Let's analyze each option:

(A) \(\vec{a}.\vec{b}\ge 0\)

The dot product \(\vec{a}.\vec{b} = |\vec{a}||\vec{b}|\cos\theta\), where \(\theta\) is the angle between the vectors. If \(\theta\) is obtuse (greater than 90 degrees), then \(\cos\theta\) is negative, making the dot product negative. So, this statement is not always true.

(B) \(\vec{a}.\vec{b} = \vec{b}.\vec{a}\)

The dot product is commutative, meaning the order of the vectors does not matter. \(\vec{a}.\vec{b} = |\vec{a}||\vec{b}|\cos\theta\) and \(\vec{b}.\vec{a} = |\vec{b}||\vec{a}|\cos\theta\). Since multiplication is commutative, \(|\vec{a}||\vec{b}| = |\vec{b}||\vec{a}|\), so \(\vec{a}.\vec{b} = \vec{b}.\vec{a}\). This statement is always true.

(C) \(|\vec{a}.\vec{b}| = |\vec{a}||\vec{b}|\)

We know that \(\vec{a}.\vec{b} = |\vec{a}||\vec{b}|\cos\theta\). Therefore, \(|\vec{a}.\vec{b}| = ||\vec{a}||\vec{b}|\cos\theta| = |\vec{a}||\vec{b}||\cos\theta|\). This is only equal to \(|\vec{a}||\vec{b}|\) when \(|\cos\theta| = 1\), which means \(\theta = 0\) or \(\theta = \pi\). This is not always true.
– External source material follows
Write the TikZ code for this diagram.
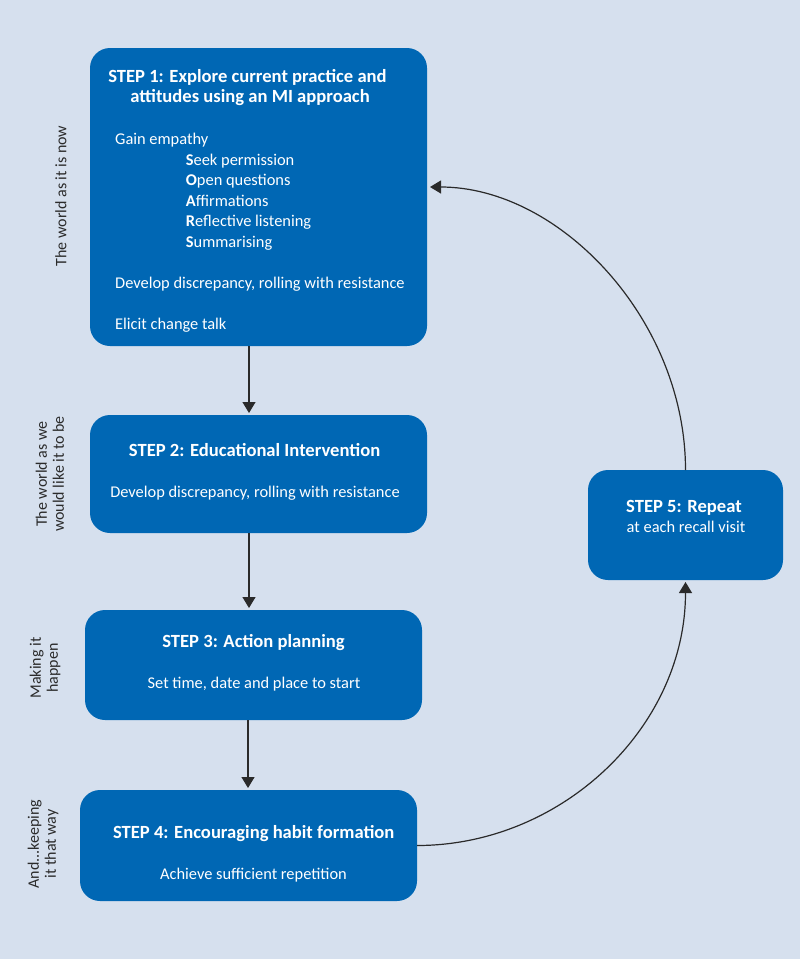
\documentclass[tikz,border=0pt]{standalone}
\usepackage{fontspec}
\setmainfont{Carlito}
\usetikzlibrary{arrows.meta}
\definecolor{bg}{HTML}{D6E0EE}
\definecolor{boxblue}{HTML}{0067B4}
\definecolor{sidegray}{HTML}{2B2B2B}
\definecolor{linegray}{HTML}{2A2A2A}
\tikzset{
  stepbox/.style={fill=boxblue, draw=none, rounded corners=20pt, inner sep=0pt, outer sep=0pt},
  titletext/.style={font=\bfseries\fontsize{18.6}{20}\selectfont, text=white, inner sep=0pt, anchor=base},
  bodytext/.style={font=\fontsize{16.4}{20}\selectfont, text=white, inner sep=0pt},
  sidelabel/.style={font=\fontsize{16}{17}\selectfont, text=sidegray, rotate=90, align=center, inner sep=0pt},
  conn/.style={draw=linegray, line width=1.2pt, -{Triangle[width=13pt,length=11pt]}},
}
\begin{document}
\begin{tikzpicture}[x=1pt,y=-1pt]
\fill[bg] (0,0) rectangle (800,959);
\useasboundingbox (0,0) rectangle (800,959);

% boxes
\node[stepbox, minimum width=337pt, minimum height=298pt] (b1) at (258.5,197) {};
\node[stepbox, minimum width=337pt, minimum height=118pt] (b2) at (258.5,474) {};
\node[stepbox, minimum width=337pt, minimum height=110pt] (b3) at (253.5,665) {};
\node[stepbox, minimum width=337pt, minimum height=111pt] (b4) at (248.5,845.5) {};
\node[stepbox, minimum width=195pt, minimum height=110pt] (b5) at (685.5,525) {};

% box 1 text
\node[titletext] (t1a) at (247.5,82.7) {STEP 1: Explore current practice and};
\node[titletext] (t1b) at (250,102.7) {attitudes using an MI approach};
\node[bodytext, anchor=base west] (t1c) at (115,144) {Gain empathy};
\node[bodytext, anchor=base west] (t1d) at (185.7,165) {\textbf{S}eek permission};
\node[bodytext, anchor=base west] (t1e) at (185.7,185.7) {\textbf{O}pen questions};
\node[bodytext, anchor=base west] (t1f) at (185.7,206) {\textbf{A}ffirmations};
\node[bodytext, anchor=base west] (t1g) at (185.7,226.7) {\textbf{R}eflective listening};
\node[bodytext, anchor=base west] (t1h) at (185.7,247) {\textbf{S}ummarising};
\node[bodytext, anchor=base west] (t1i) at (115,288) {Develop discrepancy, rolling with resistance};
\node[bodytext, anchor=base west] (t1j) at (115,329) {Elicit change talk};

% box 2 text
\node[titletext] (t2a) at (254.6,456) {STEP 2: Educational Intervention};
\node[bodytext, anchor=base] (t2b) at (255,497) {Develop discrepancy, rolling with resistance};

% box 3 text
\node[titletext] (t3a) at (253.5,647.7) {STEP 3: Action planning};
\node[bodytext, anchor=base] (t3b) at (254,688) {Set time, date and place to start};

% box 4 text
\node[titletext] (t4a) at (253.7,838) {STEP 4: Encouraging habit formation};
\node[bodytext, anchor=base] (t4b) at (253.5,879) {Achieve sufficient repetition};

% box 5 text
\node[titletext] (t5a) at (684,512) {STEP 5: Repeat};
\node[bodytext, anchor=base] (t5b) at (686,532) {at each recall visit};

% side labels
\node[sidelabel] (s1) at (61,196) {The world as it is now};
\node[sidelabel] (s2) at (50,474) {The world as we\\would like it to be};
\node[sidelabel] (s3) at (45,668) {Making it\\happen};
\node[sidelabel] (s4) at (43,844) {And...keeping\\it that way};

% connectors
\draw[conn] ([xshift=-9.5pt]b1.south) -- ([xshift=-9.5pt,yshift=2pt]b2.north);
\draw[conn] ([xshift=-9.5pt]b2.south) -- ([xshift=-4.5pt,yshift=2pt]b3.north);
\draw[conn] ([xshift=-5.5pt]b3.south) -- ([xshift=-0.5pt,yshift=2pt]b4.north);
\draw[conn] (b4.east) .. controls +(145pt,0pt) and +(0pt,-145pt) .. ([yshift=-2pt]b5.south);
\draw[conn] (b5.north) .. controls +(0pt,150pt) and +(130pt,0pt) .. ([xshift=3pt,yshift=10pt]b1.east);
\end{tikzpicture}
\end{document}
(D) \(|\vec{a}+\vec{b}| = |\vec{a}| + |\vec{b}|\)

This is only true when \(\vec{a}\) and \(\vec{b}\) are in the same direction (i.e., they are parallel and point in the same direction). In general, \(|\vec{a}+\vec{b}|^2 = (\vec{a}+\vec{b}).(\vec{a}+\vec{b}) = |\vec{a}|^2 + |\vec{b}|^2 + 2\vec{a}.\vec{b}\). So, \(|\vec{a}+\vec{b}| = \sqrt{|\vec{a}|^2 + |\vec{b}|^2 + 2|\vec{a}||\vec{b}|\cos\theta}\). This is only equal to \(|\vec{a}| + |\vec{b}|\) when \(\cos\theta = 1\), which means \(\theta = 0\). This is not always true.